A lattice in $\mathbb{R^3}$ is a finite $\mathbb{Z}$-Submodul $F\in\mathbb{R^3}$. Give some examples and describe $\mathbb{R^3}/F$. Moreover, what can we say about the rang?
I am a beginner in Algebra so I would really need some help and insight. I read that that for every basis of $\mathbb{R^3}$ the subgroup of all the linear combinations of the basis vectors with integer coefficients creates a lattice and that there also will be an isomorphism with $\mathbb{Z^3}$. I also read about the Bravias lattices, I don't know if they can help me in this case.
Thanks in advance for the help
Let $B$ be any basis of $\mathbb{R}^3$. Then, it is easy to see that $$\mathcal{L}(B) = \{Bz | \forall z \in \mathbb{Z}^3\}$$ is a finitely generated $\mathbb{Z}$-submodule because $\forall v, w \in \mathcal{L}(B), z_1, z_2 \in \mathbb{Z}$ we have $z_1v + z_2w \in \mathcal{L}(B)$ and it is finitely generated due to $B$. To show that this is isomorphic to $\mathbb{Z}^3$, consider the mapping $\phi : \mathcal{L}(B) \rightarrow \mathbb{Z}^3$ defined as $f(v) = B^{-1}v$. This is well-defined because we assumed $B$ to be a basis of $\mathbb{R}^3$ and hence it is invertible. Also, any $v \in \mathcal{L}(B)$ can be written as $v = Bz$ where $z \in \mathbb{Z}^n$, therefore, $f(v) = B^{-1}v = B^{-1}Bz = z \in \mathbb{Z}^n$. Since $B$ is invertible, $f$ is one-one and onto (i.e., bijective). Also, $$f(v + w) = B^{-1}(v+w) = B^{-1}v + B^{-1}w = f(v) + f(w)$$$\forall v, w \in \mathcal{L}(B)$, so $f$ is homomorphic too. This implies that $f$ is an isomorphism between $\mathcal{L}(B)$ and $\mathbb{Z}^3$. Usually, the rank of the lattice is defined as the dimension of subspace spanned by the vectors of the lattice, then rank of $\mathcal{L}(B)$ is $3$.

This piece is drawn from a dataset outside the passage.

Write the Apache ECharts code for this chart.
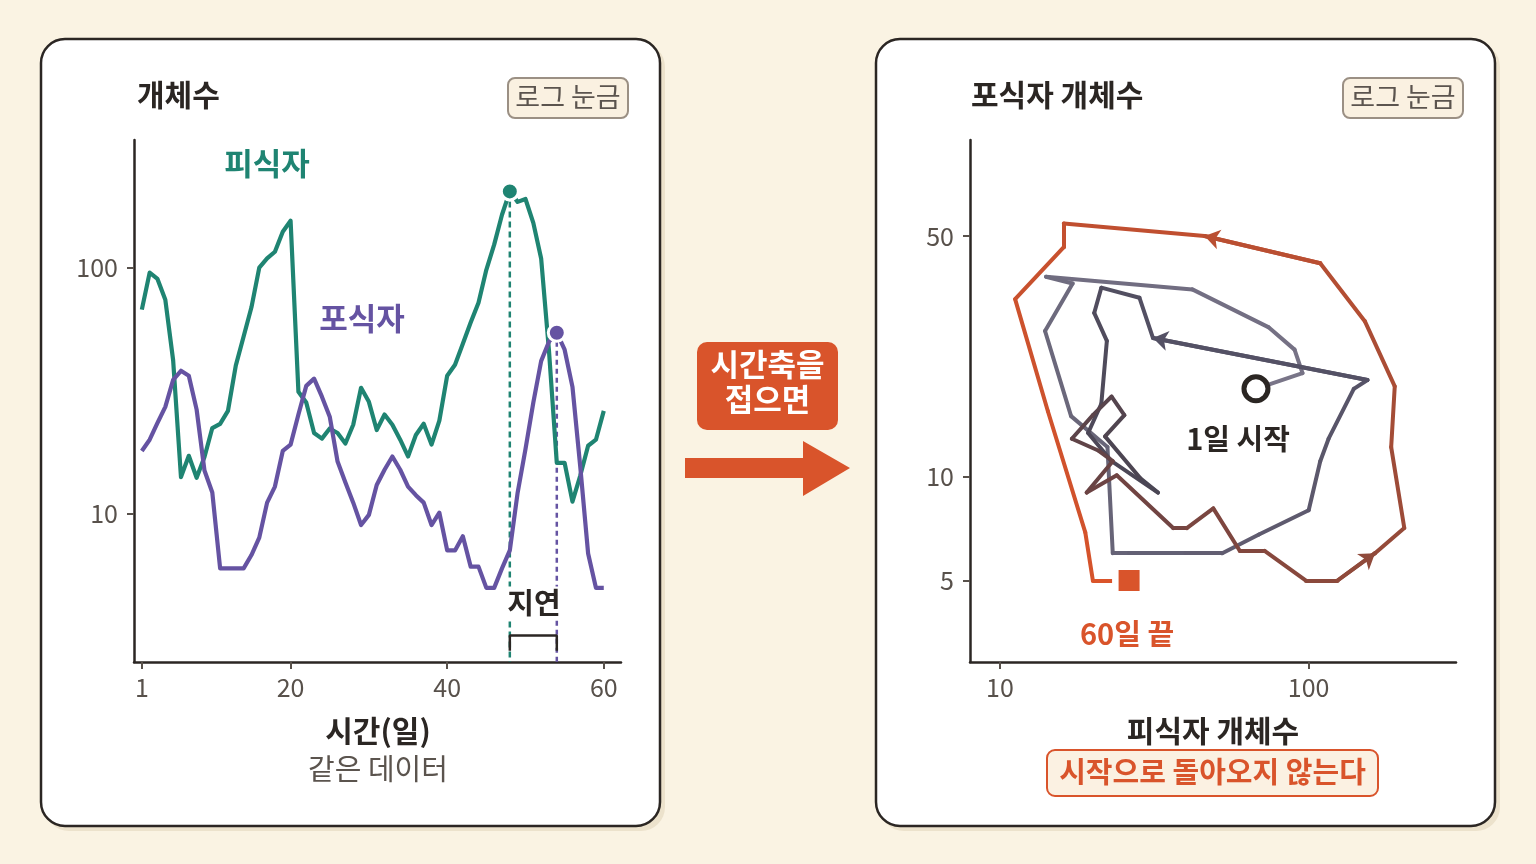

Finally, we show that $\mathbb{R}^3/\mathcal{L}(B) = \{Br + \mathcal{L}(B) | \forall r \in [0,1)^{n} \}$, i.e., the entries of $r$ are reals in the range of $0$ to $1$. Any element of $\mathbb{R}^3/\mathcal{L}(B)$ will look like $x + \mathcal{L}(B)$ where $x \in \mathbb{R}^3$. Since $B$ is a basis of $\mathbb{R}^3$, we can write $x = Bc = Bz + Br$ where $z = \lfloor{c} \rfloor$ (i.e., each entry is rounded below to the nearest integer) and $r = c - z$. Observe that $r \in [0,1)^n$ and $Bz + \mathcal{L}(B) = \mathcal{L}(B)$, therefore, $x + \mathcal{L}(B) = Br + \mathcal{L}(B)$.